Não é possível imaginar a liberdade política sem cidadãos independentes e uma sociedade civil forte. Mas o açambarcamento de recursos pelo Estado reduziu a independência da classe média a um ideal sem futuro. Só os juros e o petróleo baratos compensam, por enquanto, o assalto fiscal. Se acrescentarmos a isso o enfraquecimento das grandes instituições tradicionalmente autónomas (Forças Armadas, Universidade, Igreja), ou a descapitalização das empresas, a conclusão é óbvia: o único freio e contrapeso dos governos em Portugal já não está dentro do país, mas fora. Só a Comissão Europeia e o BCE, na medida em que condicionam o financiamento do Estado, limitam neste momento o poder governamental sobre uma sociedade cada vez mais envelhecida, empobrecida e dependente. E é por isso que tudo isto, tanto como um problema económico, é um problema político.

Rui Ramos, no Observador.

 

É por isto que o PCP acaba por ser o membro mais honesto da «geringonça»: não esconde a aversão à União Europeia e ao euro. Os comunistas sabem que a utilização da dependência como estratégia política funciona durante pouco tempo num sistema em que não se controla a impressão de dinheiro e no qual as crises de financiamento obrigam a cortes de rendimento que a inflação não disfarça, bem como à venda de empresas públicas a grupos privados (para mais, quase sempre estrangeiros, dado os nacionais irem ficando sem capacidade financeira). A União Europeia é pois um travão ao caminho para a sociedade integralmente subjugada aos interesses do Estado que os comunistas desejam, ignorando estoicamente nunca ter sido possível implementá-la em grande escala e com sucesso em lugar algum, e também que todas as tentativas realizadas levaram à pobreza e à opressão (mas os pobres são menos exigentes e mais fáceis de controlar por qualquer Estado).
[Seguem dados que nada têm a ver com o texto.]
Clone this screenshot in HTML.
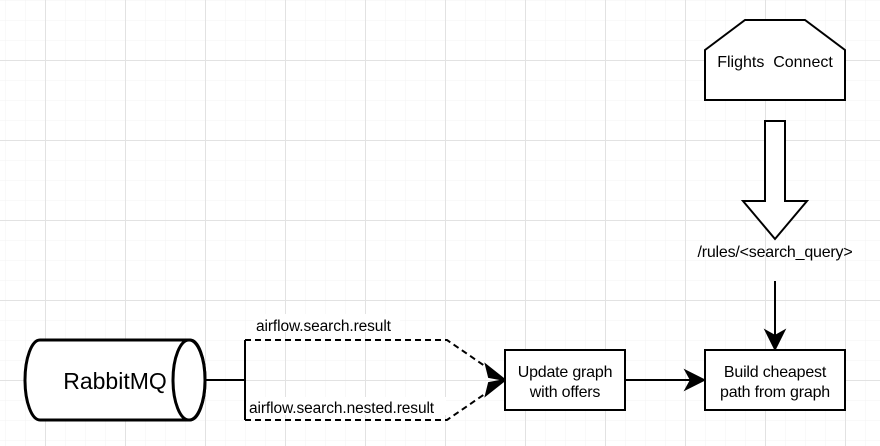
<!DOCTYPE html>
<html><head><style>
html,body{margin:0;padding:0;background:#fff;}
svg{display:block;}
text{font-family:"Liberation Sans",sans-serif;fill:#000;white-space:pre;}
</style></head><body>
<svg width="880" height="446" viewBox="0 0 880 446" xmlns="http://www.w3.org/2000/svg">
<defs>
<pattern id="minor" x="5" y="0" width="20" height="20" patternUnits="userSpaceOnUse">
<path d="M0 0V20M0 0H20" stroke="#f3f3f3" stroke-width="1" fill="none"/>
</pattern>
<pattern id="major" x="45" y="60" width="80" height="80" patternUnits="userSpaceOnUse">
<path d="M0.5 0V80M0 0.5H80" stroke="#e2e2e2" stroke-width="1" fill="none"/>
</pattern>
</defs>
<rect width="880" height="446" fill="url(#minor)"/>
<rect width="880" height="446" fill="url(#major)"/>

<polygon points="705,50 745,20 805,20 845,50 845,100 705,100" fill="#fff" stroke="#000" stroke-width="2"/>
<text x="775" y="67" font-size="16" text-anchor="middle" xml:space="preserve">Flights  Connect</text>

<polygon points="765,121 785,121 785,201 807,201 775,239 743,201 765,201" fill="#fff" stroke="#000" stroke-width="2"/>
<text x="775" y="257" font-size="16" text-anchor="middle" letter-spacing="-0.2">/rules/&lt;search_query&gt;</text>

<line x1="775" y1="281" x2="775" y2="338" stroke="#000" stroke-width="2"/>
<polygon points="775,349 766,331 775,336 784,331" fill="#000" stroke="#000" stroke-width="2"/>

<rect x="705" y="350" width="140" height="60" fill="#fff" stroke="#000" stroke-width="2"/>
<text x="775" y="377" font-size="16" text-anchor="middle" letter-spacing="-0.2">Build cheapest</text>
<text x="775" y="397" font-size="16" text-anchor="middle" letter-spacing="-0.2">path from graph</text>

<rect x="505" y="350" width="120" height="60" fill="#fff" stroke="#000" stroke-width="2"/>
<text x="565" y="377" font-size="16" text-anchor="middle" letter-spacing="-0.2">Update graph</text>
<text x="565" y="397" font-size="16" text-anchor="middle" letter-spacing="-0.2">with offers</text>

<line x1="625" y1="380" x2="694" y2="380" stroke="#000" stroke-width="2"/>
<polygon points="704,380 686,371 691,380 686,389" fill="#000" stroke="#000" stroke-width="2"/>

<path d="M40,340 H190 A15,40 0 0 1 190,420 H40 A15,40 0 0 1 40,340 Z" fill="#fff" stroke="#000" stroke-width="3"/>
<ellipse cx="189" cy="380" rx="16" ry="40" fill="#fff" stroke="#000" stroke-width="3"/>
<text x="115" y="389" font-size="23" text-anchor="middle">RabbitMQ</text>

<line x1="205" y1="380" x2="245" y2="380" stroke="#000" stroke-width="2"/>
<line x1="245" y1="340" x2="245" y2="420" stroke="#000" stroke-width="2"/>
<path d="M245,340 H447 L495,373" fill="none" stroke="#000" stroke-width="2" stroke-dasharray="6,4"/>
<path d="M245,420 H447 L495,387" fill="none" stroke="#000" stroke-width="2" stroke-dasharray="6,4"/>
<polygon points="505,380 486,365 489,377" fill="#000" stroke="#000" stroke-width="2"/>
<polygon points="505,380 486,395 489,383" fill="#000" stroke="#000" stroke-width="2"/>

<rect x="254" y="314" width="146" height="18" fill="#fff"/>
<text x="256" y="331" font-size="15.5" letter-spacing="-0.1">airflow.search.result</text>
<rect x="247" y="397" width="199" height="18" fill="#fff"/>
<text x="249" y="413" font-size="15.5" letter-spacing="-0.1">airflow.search.nested.result</text>
</svg>
</body></html>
Já o PS e a facção que controla o BE pretendem algo ligeiramente diferente: uma sociedade de dependentes, sim, mas com ilusões de cosmopolitismo que exigem um nível de vida razoável. (No PS muita gente sabe que o modelo do PCP é uma aberração e no Bloco, paradigma da esquerda 'intelectual' e caviar, predomina a retórica - e, sendo caridoso, o voluntarismo - sobre qualquer modelo real.) Para conseguir - ou, mais precisamente, para manter - esta sociedade de dependentes do Estado apenas moderadamente infelizes, socialistas e bloquistas dispõem-se a suportar actos de subserviência regulares perante os parceiros da União Europeia, aceitando reprimendas e jurando intenções de mudança que nunca concretizam na totalidade. (O BE tem aqui uma vantagem competitiva: estando - ao contrário do Syriza - fora do governo, até pode manter o discurso enquanto engole pequenos sapos.) Claro que ciclicamente a situação fica insustentável - o dinheiro acaba e é necessário tomar medidas duras em troca de mais. Mas é nestes momentos que os partidos de centro-direita (cuja existência o PCP tolera mal) revelam a sua utilidade. Num país de dependentes do Estado, serão sempre - e apenas - a brigada de limpeza. PS e BE sabem-no. Quanto ao PCP, neste tema muito menos hipócrita, espera a sua grande oportunidade - a saída de Portugal da União Europeia.